Rows from a dataset
_ _ _

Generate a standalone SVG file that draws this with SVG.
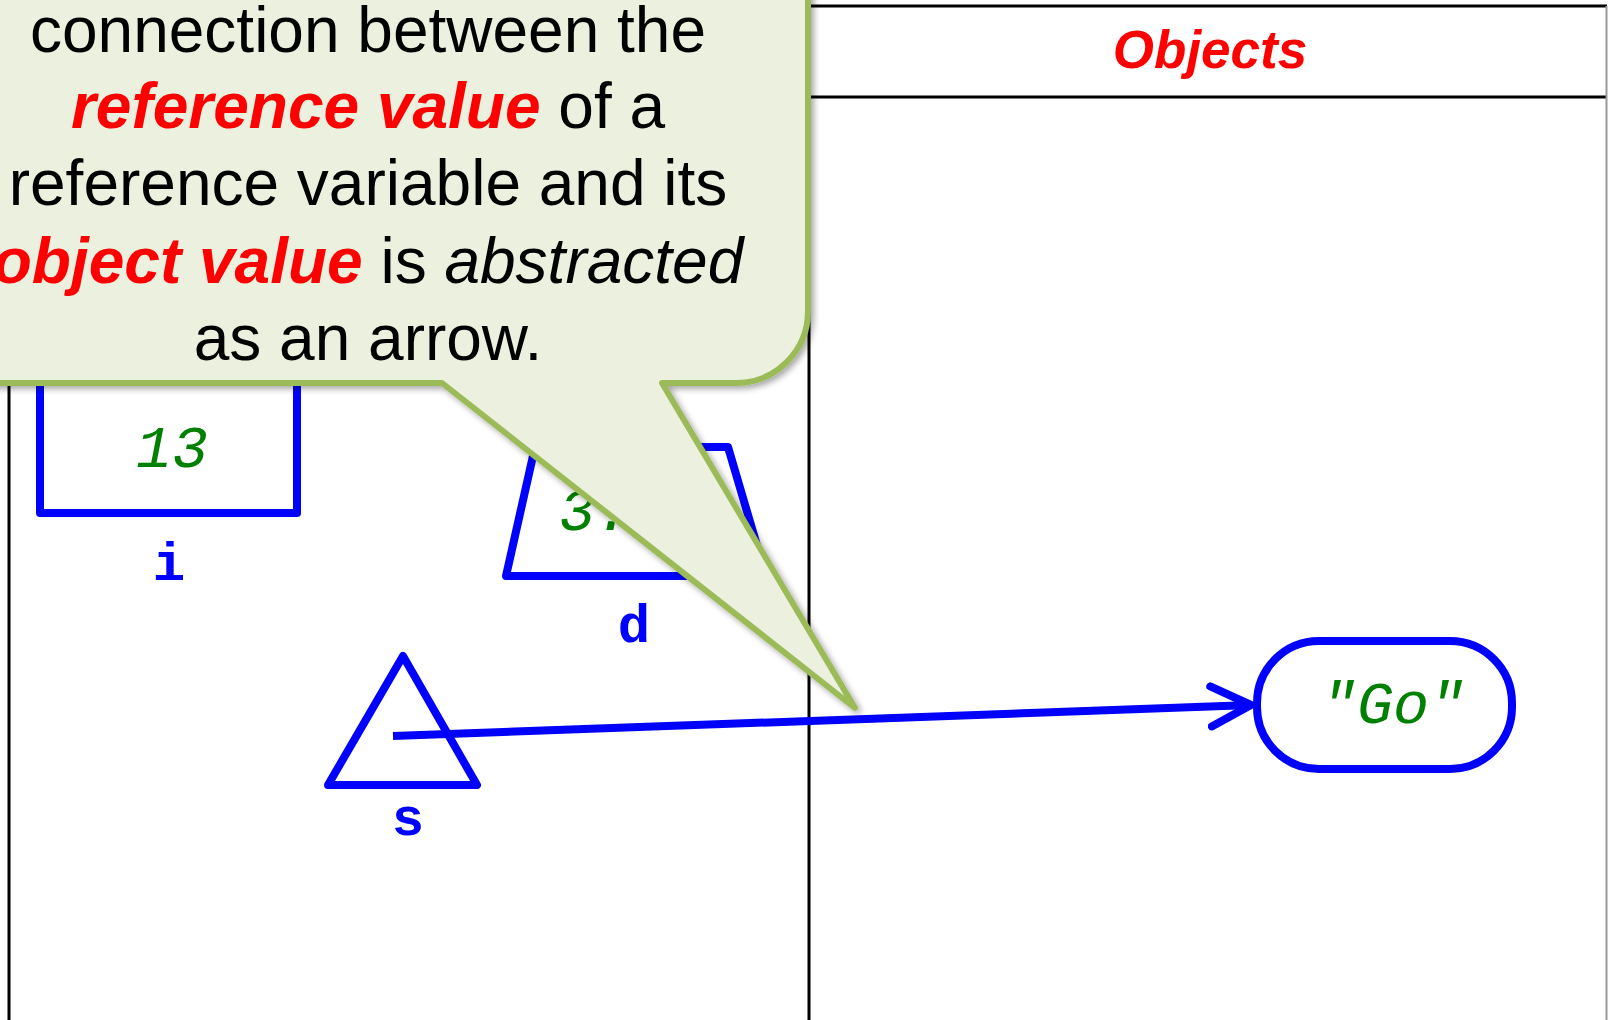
<svg xmlns="http://www.w3.org/2000/svg" width="1608" height="1020" viewBox="0 0 1608 1020">
  <style>
    .frame { fill: none; stroke: #000; stroke-width: 3; }
    .shape { fill: none; stroke: #0000FF; stroke-width: 8; stroke-linejoin: round; }
    .val { font-family: "Liberation Mono", "Courier New", monospace; font-style: italic; fill: #008000; font-size: 60px; }
    .lbl { font-family: "Liberation Mono", "Courier New", monospace; font-weight: bold; fill: #0000FF; font-size: 54px; text-anchor: middle; }
    .note { font-family: "Liberation Sans", Arial, sans-serif; font-size: 64px; fill: #000; text-anchor: middle; }
    .hl { fill: #FF0000; font-weight: bold; font-style: italic; }
    .head { font-family: "Liberation Sans", Arial, sans-serif; font-size: 53px; font-weight: bold; font-style: italic; fill: #FF0000; text-anchor: middle; }
  </style>
  <defs>
    <filter id="shadow" x="-10%" y="-10%" width="130%" height="130%">
      <feDropShadow dx="3" dy="3" stdDeviation="3" flood-color="#000" flood-opacity="0.35"/>
    </filter>
    <marker id="openArrow" markerUnits="userSpaceOnUse" markerWidth="60" markerHeight="60" refX="44" refY="24" orient="auto">
      <path d="M4,4 L44,24 L4,44" fill="none" stroke="#0000FF" stroke-width="8" stroke-linecap="round" stroke-linejoin="round"/>
    </marker>
  </defs>
  <rect width="1608" height="1020" fill="#FFFFFF"/>

  <g id="panels">
    <line class="frame" x1="9" y1="6" x2="9" y2="1020"/>
    <line class="frame" x1="809" y1="6" x2="809" y2="1020"/>
    <line class="frame" x1="9" y1="6" x2="1607" y2="6"/>
    <line class="frame" x1="809" y1="97" x2="1607" y2="97"/>
    <line x1="1606.5" y1="6" x2="1606.5" y2="1020" stroke="#999" stroke-width="2"/>
    <text class="head" x="1210" y="68">Objects</text>
  </g>

  <g id="var-i">
    <rect class="shape" x="40" y="330" width="257" height="183"/>
    <text class="val" x="172" y="467" text-anchor="middle">13</text>
    <text class="lbl" x="169" y="580">i</text>
  </g>

  <g id="var-d">
    <polygon class="shape" points="535,447 728,447 766,576 506,576"/>
    <text class="val" x="559" y="530">3.</text>
    <text class="lbl" x="634" y="642">d</text>
  </g>

  <g id="var-s">
    <polygon class="shape" points="403,656 477,785 328,785"/>
    <text class="lbl" x="408" y="835">s</text>
  </g>

  <g id="obj-go">
    <rect class="shape" x="1257" y="641" width="255" height="128" rx="62" ry="62"/>
    <text class="val" x="1393" y="723" text-anchor="middle">"Go"</text>
  </g>

  <g id="connectors">
    <line x1="393" y1="736" x2="1251" y2="705" stroke="#0000FF" stroke-width="8" marker-end="url(#openArrow)"/>
  </g>

  <g id="callout">
    <path d="M -20,-20 H 808 V 311 A 72 72 0 0 1 736,383 H 662 L 855,708 L 442,383 H -20 Z" fill="#EBF1DE" stroke="#9BBB59" stroke-width="6" stroke-linejoin="round" filter="url(#shadow)"/>
    <text class="note" x="368" y="52">connection between the</text>
    <text class="note" x="368" y="128"><tspan class="hl">reference value</tspan> of a</text>
    <text class="note" x="368" y="205">reference variable and its</text>
    <text class="note" x="368" y="283"><tspan class="hl">object value</tspan> is <tspan font-style="italic">abstracted</tspan></text>
    <text class="note" x="368" y="360">as an arrow.</text>
  </g>
</svg>
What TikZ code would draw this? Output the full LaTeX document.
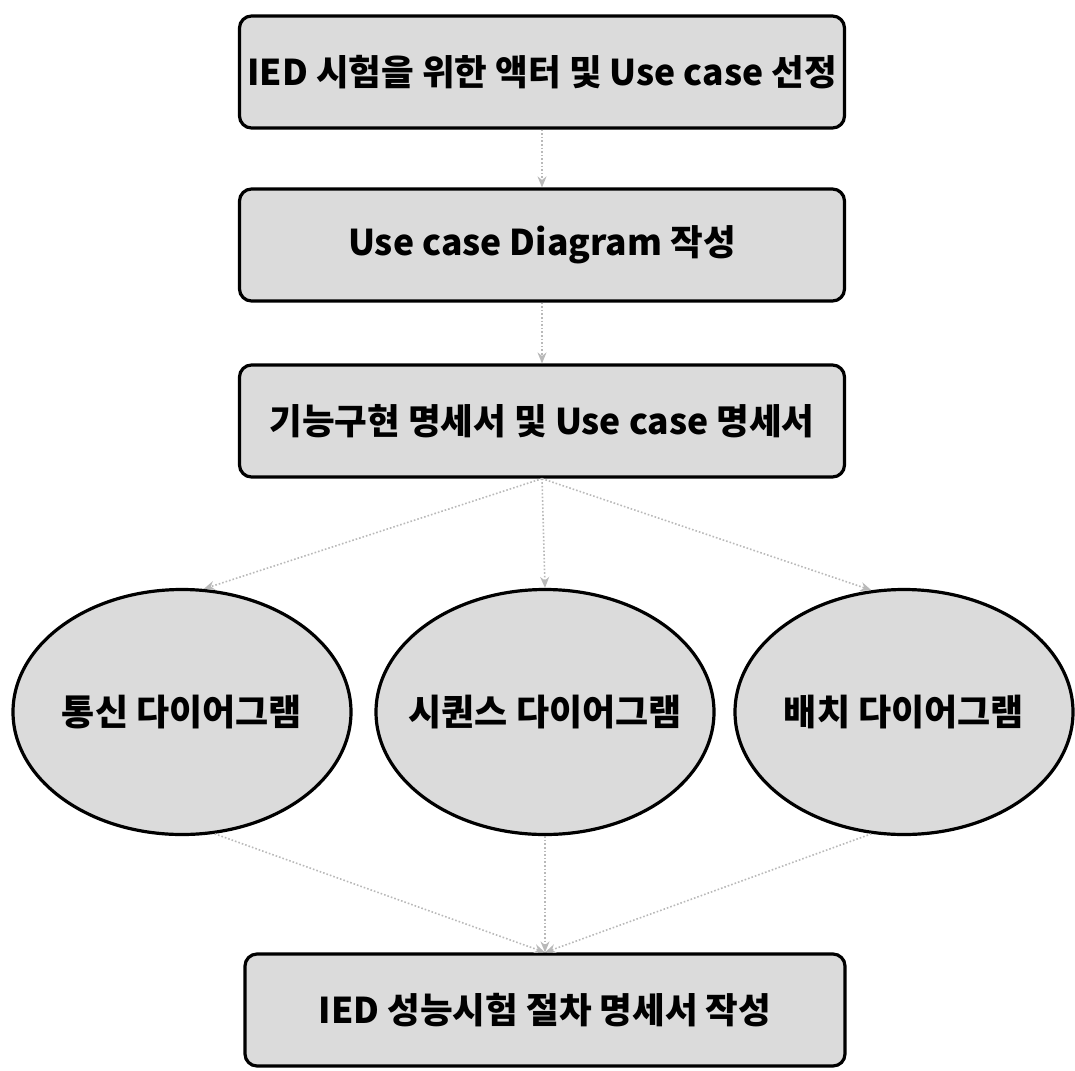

_ _ _

[EXERCISE PROMPT] Go through the records and pull out each line that includes the word "this".

[ANSWER IN FULL]
Generate a standalone SVG file that draws this with SVG.
What TikZ code would draw this? Output the full LaTeX document.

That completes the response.